In a footnote, Friot suggested that the six men he dismissed from the lawsuit could serve as human test subjects to help determine whether Oklahoma’s lethal injection protocol is unconstitutionally cruel. Their deaths, he wrote, could serve as a “track record” of the execution protocol by the time the case goes to trial for the surviving plaintiffs.

The state quickly scheduled execution dates for those six men, plus one other who is not part of the lawsuit but is also challenging the legality of the execution protocol in a separate suit. An appellate court has since ordered that the dismissed plaintiffs be reinstated but the state has refused to call off the scheduled executions.

Late last month, the state executed Grant, the first execution after a six-year pause. The 60-year-old man convulsed and vomited as he died — signs of suffering that, as Friot suggested, will likely be used as evidence in the upcoming trial to determine whether his manner of execution was legal.

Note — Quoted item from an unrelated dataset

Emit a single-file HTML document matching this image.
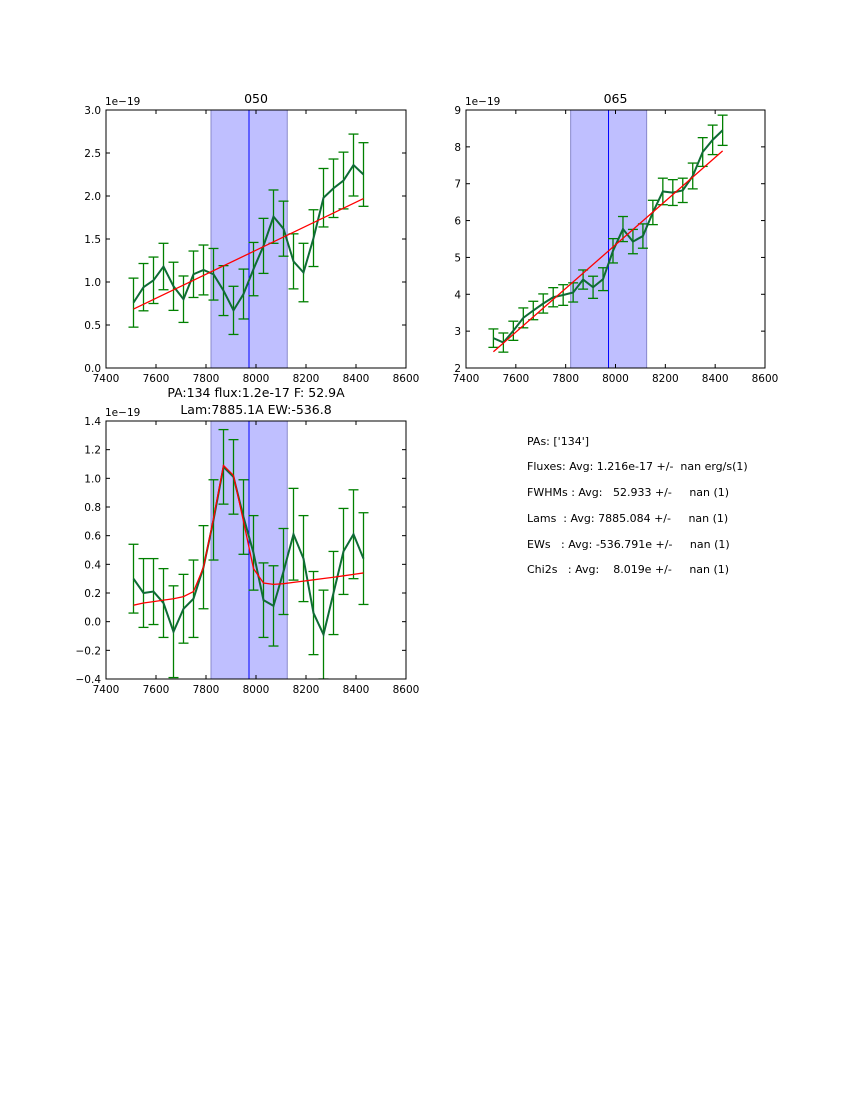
<!DOCTYPE html>
<html><head><meta charset="utf-8"><style>
body{margin:0;background:#fff;}
svg{display:block;font-family:"DejaVu Sans","Liberation Sans",sans-serif;}
.pre{white-space:pre;}
</style></head><body>
<svg id="chart" width="850" height="1100" viewBox="0 0 850 1100">
<rect width="850" height="1100" fill="#fff"/>
<g font-size="11" fill="#000" class="pre" xml:space="preserve">
<text x="527" y="445" class="pre">PAs: ['134']</text>
<text x="527" y="470" class="pre">Fluxes: Avg: 1.216e-17 +/-  nan erg/s(1)</text>
<text x="527" y="496" class="pre">FWHMs : Avg:   52.933 +/-     nan (1)</text>
<text x="527" y="522" class="pre">Lams  : Avg: 7885.084 +/-     nan (1)</text>
<text x="527" y="548" class="pre">EWs   : Avg: -536.791e +/-     nan (1)</text>
<text x="527" y="573" class="pre">Chi2s   : Avg:    8.019e +/-     nan (1)</text>
</g>
</svg>
<script>
const xs = [7510,7550,7590,7630,7670,7710,7750,7790,7830,7870,7910,7950,7990,8030,8070,8110,8150,8190,8230,8270,8310,8350,8390,8430];
const xTicks = [7400,7600,7800,8000,8200,8400,8600];
const band = [7820,8125];
const lineX = 7972;

const y1 = [0.76,0.94,1.02,1.18,0.95,0.80,1.09,1.14,1.09,0.90,0.67,0.86,1.15,1.42,1.76,1.62,1.24,1.11,1.51,1.98,2.09,2.18,2.36,2.25];
const e1 = [0.285,0.275,0.27,0.27,0.28,0.27,0.27,0.29,0.30,0.29,0.28,0.29,0.31,0.32,0.31,0.32,0.32,0.34,0.33,0.34,0.34,0.33,0.36,0.37];
const fit1 = [0.685,1.97];
const yTicks1 = [0.0,0.5,1.0,1.5,2.0,2.5,3.0];

const y2 = [2.81,2.69,3.01,3.36,3.56,3.75,3.92,3.98,4.05,4.40,4.19,4.41,5.18,5.77,5.43,5.58,6.22,6.79,6.76,6.82,7.21,7.86,8.19,8.45];
const e2 = [0.25,0.26,0.26,0.27,0.25,0.26,0.26,0.28,0.26,0.26,0.30,0.31,0.33,0.34,0.33,0.33,0.33,0.36,0.35,0.33,0.35,0.39,0.40,0.41];
const fit2 = [2.44,7.89];
const yTicks2 = [2,3,4,5,6,7,8,9];

const y3 = [0.30,0.20,0.21,0.13,-0.07,0.09,0.16,0.38,0.71,1.08,1.01,0.73,0.48,0.15,0.11,0.35,0.61,0.44,0.06,-0.09,0.20,0.49,0.61,0.44];
const e3 = [0.24,0.24,0.23,0.24,0.32,0.24,0.27,0.29,0.28,0.26,0.26,0.26,0.26,0.26,0.28,0.30,0.32,0.30,0.29,0.31,0.29,0.30,0.31,0.32];
const fit3 = [0.115,0.13,0.14,0.15,0.16,0.175,0.21,0.38,0.72,1.09,1.02,0.70,0.37,0.27,0.26,0.265,0.274,0.283,0.292,0.301,0.31,0.32,0.33,0.34];
const yTicks3 = [-0.4,-0.2,0.0,0.2,0.4,0.6,0.8,1.0,1.2,1.4];

const NS = "http://www.w3.org/2000/svg";
const svg = document.getElementById('chart');
function mk(tag, attrs, parent){
  const e = document.createElementNS(NS, tag);
  for (const k in attrs) e.setAttribute(k, attrs[k]);
  (parent||svg).appendChild(e);
  return e;
}
function fmtY(v, dec){
  const s = v.toFixed(dec);
  return s.startsWith('-') ? '\u2212' + s.slice(1) : s;
}

function panel(name, L, T, W, H, ymin, ymax, ys, es, fitY, fitFull, yTicks, dec, titles){
  const g = mk('g', {});
  
  
  const sx = v => L + (v - xTicks[0]) / (xTicks[xTicks.length-1] - xTicks[0]) * W;
  const sy = v => T + H - (v - ymin) / (ymax - ymin) * H;
  const clipId = name + '-clip';
  const cp = mk('clipPath', {id: clipId}, g);
  mk('rect', {x: L, y: T, width: W, height: H}, cp);
  const inner = mk('g', {'clip-path': 'url(#' + clipId + ')'}, g);

  const b = mk('rect', {x: sx(band[0]), y: T, width: sx(band[1]) - sx(band[0]), height: H, fill: '#bfbfff', stroke: '#8888cc', 'stroke-width': 1}, inner);
  
  
  const vl = mk('line', {x1: sx(lineX), x2: sx(lineX), y1: T, y2: T + H, stroke: '#0000ff', 'stroke-width': 1}, inner);
  
  

  for (let i = 0; i < xs.length; i++){
    const x = sx(xs[i]), yt = sy(ys[i] + es[i]), yb = sy(ys[i] - es[i]);
    const eb = mk('g', {stroke: '#008000', 'stroke-width': 1.3}, inner);
    
    
    mk('line', {x1: x, x2: x, y1: yt, y2: yb}, eb);
    mk('line', {x1: x - 5, x2: x + 5, y1: yt, y2: yt}, eb);
    mk('line', {x1: x - 5, x2: x + 5, y1: yb, y2: yb}, eb);
  }
  const pts = xs.map((x, i) => sx(x) + ',' + sy(ys[i])).join(' ');
  const dl = mk('polyline', {points: pts, fill: 'none', stroke: '#0f6b35', 'stroke-width': 2}, inner);
  
  
  let fpts;
  if (fitFull) fpts = xs.map((x, i) => sx(x) + ',' + sy(fitY[i])).join(' ');
  else fpts = sx(xs[0]) + ',' + sy(fitY[0]) + ' ' + sx(xs[xs.length-1]) + ',' + sy(fitY[1]);
  const fl = mk('polyline', {points: fpts, fill: 'none', stroke: '#ff0000', 'stroke-width': 1.3}, inner);
  
  

  const fr = mk('rect', {x: L, y: T, width: W, height: H, fill: 'none', stroke: '#000', 'stroke-width': 1}, g);
  
  

  xTicks.forEach(t => {
    const x = sx(t);
    mk('line', {x1: x, x2: x, y1: T + H, y2: T + H - 4, stroke: '#000'}, g);
    mk('line', {x1: x, x2: x, y1: T, y2: T + 4, stroke: '#000'}, g);
    const tx = mk('text', {x: x, y: T + H + 14, 'font-size': 10.5, 'text-anchor': 'middle'}, g);
    tx.textContent = t;
    
    
  });
  yTicks.forEach(t => {
    const y = sy(t);
    mk('line', {x1: L, x2: L + 4, y1: y, y2: y, stroke: '#000'}, g);
    mk('line', {x1: L + W, x2: L + W - 4, y1: y, y2: y, stroke: '#000'}, g);
    const tx = mk('text', {x: L - 5, y: y + 4, 'font-size': 10.5, 'text-anchor': 'end'}, g);
    tx.textContent = fmtY(t, dec);
    
    
  });
  const off = mk('text', {x: L - 1, y: T - 5, 'font-size': 10.5}, g);
  off.textContent = '1e\u221219';
  
  
  titles.forEach((s, i) => {
    const tt = mk('text', {x: L + W / 2, y: T - 7 - (titles.length - 1 - i) * 17, 'font-size': 12.5, 'text-anchor': 'middle'}, g);
    tt.textContent = s;
    
    
  });
}

panel('panel-050', 106, 110, 300, 258, 0, 3.0, y1, e1, fit1, false, yTicks1, 1, ['050']);
panel('panel-065', 466, 110, 299, 258, 2, 9, y2, e2, fit2, false, yTicks2, 0, ['065']);
panel('panel-combined', 106, 421, 300, 258, -0.4, 1.4, y3, e3, fit3, true, yTicks3, 1, ['PA:134 flux:1.2e-17 F: 52.9A', 'Lam:7885.1A EW:-536.8']);
</script>
</body></html>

Meanwhile, Jones is on death watch in the Oklahoma State Penitentiary as he waits to see if the governor will take the Pardon and Parole Board’s recommendation to grant clemency. Life on Oklahoma’s death watch is incredibly restrictive: The lights stay on 24 hours a day and a guard sits outside Jones’ cell, documenting his activity every 15 minutes. He has lost access to most of his belongings; if he wants a pen, toilet paper or toothpaste, he has to request it from the guard and give it back when he’s done, his lawyer, Amanda Bass, said in an interview.

Last month, Jones’ mother and sister made the 230-mile drive to McAlester, where the Oklahoma State Penitentiary is located, to participate in a prayer vigil with members of their community. Near the end of the vigil, Antoinette instructed the group to chant three times, “We love you, Julius!”

“It was very powerful,” Antoinette Jones said. “I felt like he heard us.”